#### [What is asked]
Take the lines from the head of the listing through the one bearing "from matplotlib.ticker import MultipleLocator" and copy them exactly, leaving every picture out.
— Start —
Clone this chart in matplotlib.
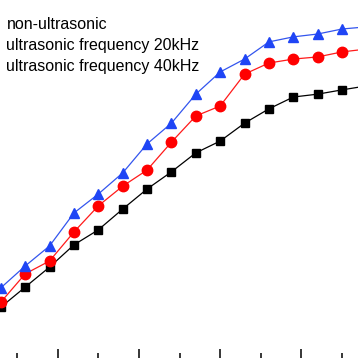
import matplotlib
matplotlib.use("Agg")
import matplotlib.pyplot as plt
from matplotlib.ticker import MultipleLocator

# drying time (min) and measured values for the three treatments
time_min = [3, 6, 9, 12, 15, 18, 21, 24, 27, 30, 33, 36, 39, 42, 45, 48]
non_ultra = [14.2, 19.8, 25.4, 31.6, 35.8, 41.6, 47.2, 52.0, 57.3, 60.6,
             65.6, 69.6, 72.9, 73.7, 74.9, 76.0]
ultra_20k = [15.6, 23.5, 27.1, 35.2, 42.5, 48.0, 52.5, 60.3, 67.6, 70.4,
             79.3, 82.4, 83.5, 84.1, 85.5, 86.3]
ultra_40k = [19.6, 25.7, 31.3, 40.5, 45.8, 51.7, 59.8, 65.6, 73.7, 79.9,
             83.5, 88.3, 89.7, 90.5, 91.9, 92.5]
labels = ["non-ultrasonic", "ultrasonic frequency 20kHz", "ultrasonic frequency 40kHz"]

fig = plt.figure(figsize=(3.58, 3.58), dpi=100)
ax = fig.add_axes([0, 0, 1, 1])

ax.plot(time_min, non_ultra, color="black", lw=0.9, marker="s", ms=6,
        mfc="black", mec="black")
ax.plot(time_min, ultra_20k, color="#ff1a1a", lw=0.9, marker="o", ms=7.5,
        mfc="#ff0000", mec="#ff0000")
ax.plot(time_min, ultra_40k, color="#3355ee", lw=0.9, marker="^", ms=7.8,
        mfc="#1f45f5", mec="#1f45f5")

ax.set_xlim(2.9, 46.96)
ax.set_ylim(0, 100)

# legend text (handles are cut off in the original)
for i, lab in enumerate(labels):
    ax.text(0.018, 1 - (29.3 + 20.7 * i) / 358, lab, transform=ax.transAxes,
            fontsize=11.5, family="Liberation Sans", va="baseline", ha="left")

ax.xaxis.set_major_locator(MultipleLocator(10))
ax.xaxis.set_minor_locator(MultipleLocator(5))
ax.tick_params(axis="x", which="major", direction="in", length=6.5, width=1.1,
               labelbottom=False, top=False)
ax.tick_params(axis="x", which="minor", direction="in", length=3.5, width=1.1,
               top=False)
ax.tick_params(axis="y", which="both", left=False, labelleft=False)
for s in ax.spines.values():
    s.set_visible(False)

fig.savefig("out.png", dpi=100)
— End —
#### [Final result]
Clone this chart in matplotlib.
import matplotlib
matplotlib.use("Agg")
import matplotlib.pyplot as plt
from matplotlib.ticker import MultipleLocator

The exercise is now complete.